The key to democratization is access. That can be both in terms of cost and ease-of-use. ATOMOS makes high quality, professional, cost effective products to democratize filmmaking, game streaming, and all other forms of content creation. ATOMOS has evolved the core product line to develop next-generation, adaptable, multi-function devices. Our products help our creative customers access the same high-quality options that are required by Hollywood blockbuster productions. For example, our SUMO 19 device has been used on the sets of key studio franchises such as Mission Impossible or Star Wars and we’re very proud that we can compete in that space. It confirms that our products provide the right features, quality and performance. We know, and our customers know, that they can trust our technology to support their creative vision. That we can make that technology affordable and put it in the hands of every filmmaker is very important to our vision of democratization.
Do you listen to customers and complainers?
Absolutely. If we don’t hear all types of feedback, then we limit our opportunity to improve. I’ve heard and read a lot of feedback; I’m absorbing all of it and our recent AtomOS firmware updates are a testament to our actions to the feedback we received. Some examples are advanced fan controls on the NINJA V/V+, which allow creatives to manually reduce the fan speed while recording to run quieter and then boost it between takes keep the system cool. Another example is support For Sony FS series camera RAW and Panasonic BS1H. We also added program record with graphics and PIP for AtomX CAST, audio delay and more. All these features have been made available as free updates and were frequently requested by creatives.
Somebody mentioned that ATOMOS acquired Timecode Systems. How does that fit in?
ATOMOS acquired Timecode Systems back in 2019 — it’s extraordinary tech that synchronizes multiple sources of sound and video wirelessly or wired using timecode. It works across all multicamera formats using any combination of cameras and audio — from pro broadcast cameras, audio recorders to mirrorless/DSLR and smartphones. We’ve already built the Timecode Systems tech into our products, and we have customers using these features today.
You said earlier that your mantra is to democratize the process. Does that mean continued work on both the high-end as well as the entry/affordable level?

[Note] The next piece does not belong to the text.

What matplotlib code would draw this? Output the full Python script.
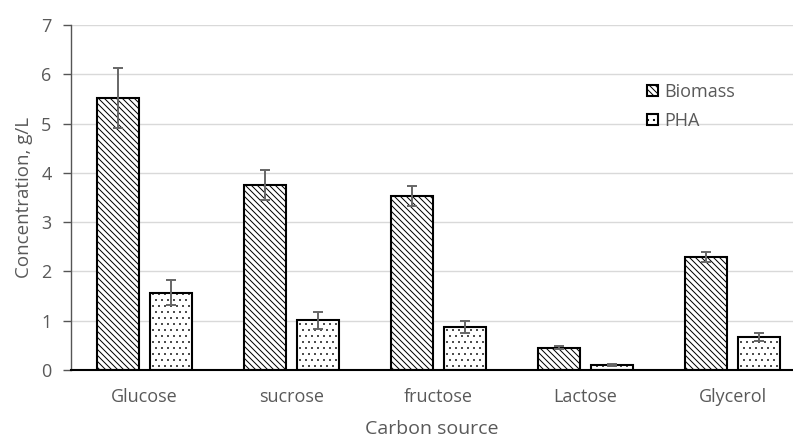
import matplotlib
matplotlib.use("Agg")
import matplotlib.pyplot as plt
import numpy as np

categories = ["Glucose", "sucrose", "fructose", "Lactose", "Glycerol"]
biomass = [5.52, 3.75, 3.53, 0.45, 2.30]
biomass_err = [0.60, 0.30, 0.20, 0.03, 0.10]
pha = [1.57, 1.01, 0.88, 0.11, 0.67]
pha_err = [0.26, 0.17, 0.12, 0.02, 0.08]
yticks = [0, 1, 2, 3, 4, 5, 6, 7]

plt.rcParams['font.family'] = ['Open Sans', 'DejaVu Sans']

# dpi 72 so the hatch tile (72 px) gives an integer line spacing
DPI = 72
S = 100 / DPI   # sizes below are written as points at 100 dpi
W, H = 793, 440
fig = plt.figure(figsize=(W/DPI, H/DPI), dpi=DPI)
ax = fig.add_axes([71/W, 70/H, (W-71)/W, 345/H])

x = np.arange(len(categories))
bw = 0.286
off = 0.18
txt = '#595959'

with plt.rc_context({'hatch.color': '#2a2a2a', 'hatch.linewidth': 1.0}):
    ax.bar(x - off, biomass, bw, facecolor='white', edgecolor='black', linewidth=1.5*S,
           hatch='\\'*4, label='Biomass', zorder=3)
with plt.rc_context({'hatch.color': '#555555', 'hatch.linewidth': 0.6}):
    ax.bar(x + off, pha, bw, facecolor='white', edgecolor='black', linewidth=1.5*S,
           hatch='..', label='PHA', zorder=3)
ax.errorbar(x - off, biomass, yerr=biomass_err, fmt='none', ecolor='#666666',
            elinewidth=1.4*S, capsize=3.6*S, capthick=1.4*S, zorder=4)
ax.errorbar(x + off, pha, yerr=pha_err, fmt='none', ecolor='#666666',
            elinewidth=1.4*S, capsize=3.6*S, capthick=1.4*S, zorder=4)

ax.set_xlim(-0.5, -0.5 + (W-71)/147)
ax.set_ylim(0, 7)
ax.set_yticks(yticks)
ax.set_xticks(x)
ax.set_xticklabels(categories)
ax.tick_params(axis='x', length=0, pad=13*S, labelsize=13*S, labelcolor=txt)
ax.tick_params(axis='y', length=6*S, width=1*S, color='#555555', pad=8*S,
               labelsize=13*S, labelcolor=txt)
ax.grid(axis='y', color='#d9d9d9', linewidth=1*S, zorder=0)
ax.set_axisbelow(True)
for s in ['top', 'right']:
    ax.spines[s].set_visible(False)
ax.spines['left'].set_color('#555555')
ax.spines['left'].set_linewidth(1*S)
ax.spines['bottom'].set_color('black')
ax.spines['bottom'].set_linewidth(1.5*S)
ax.spines['bottom'].set_zorder(5)

ax.set_xlabel('Carbon source', fontsize=14*S, color=txt, labelpad=10*S)
ax.set_ylabel('Concentration, g/L', fontsize=13.5*S, color=txt, labelpad=6*S)

leg = ax.legend(loc='upper left', frameon=False, borderpad=0, borderaxespad=0,
                fontsize=13*S, handlelength=0.6, handleheight=0.6, handletextpad=0.35,
                labelspacing=0.6, labelcolor=txt)
leg.set_bbox_to_anchor((647/W, 1 - 83/H), transform=fig.transFigure)

fig.savefig('out.png', dpi=DPI)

Yes. We’ve always bridged both high and entry level creative functionality. When you think about making a product equally approachable and functional for both an experienced and new creative, it goes back to developing a product with great UI/UX with progressive disclosure; it’s approachable for a new creative with advanced features and functions for a pro. Just because someone is technically proficient doesn’t mean they want to be embroiled in an overly-technical process. We are constantly challenging ourselves to improve.
ATOMOS headquarters is in Melbourne?
Yes, our headquarters is in Melbourne, but we’re a worldwide company with teams in Japan, Germany, UK, France, India, China, the US and more.
Is UI (User Interface) programming done all around the world as well?
All around the world. I don’t sleep. That’s why I’m wearing glasses on this Zoom call, so you can’t see the dark circles.
Same with me. I’m eternally jetlagged. Thanks for an illuminating discussion.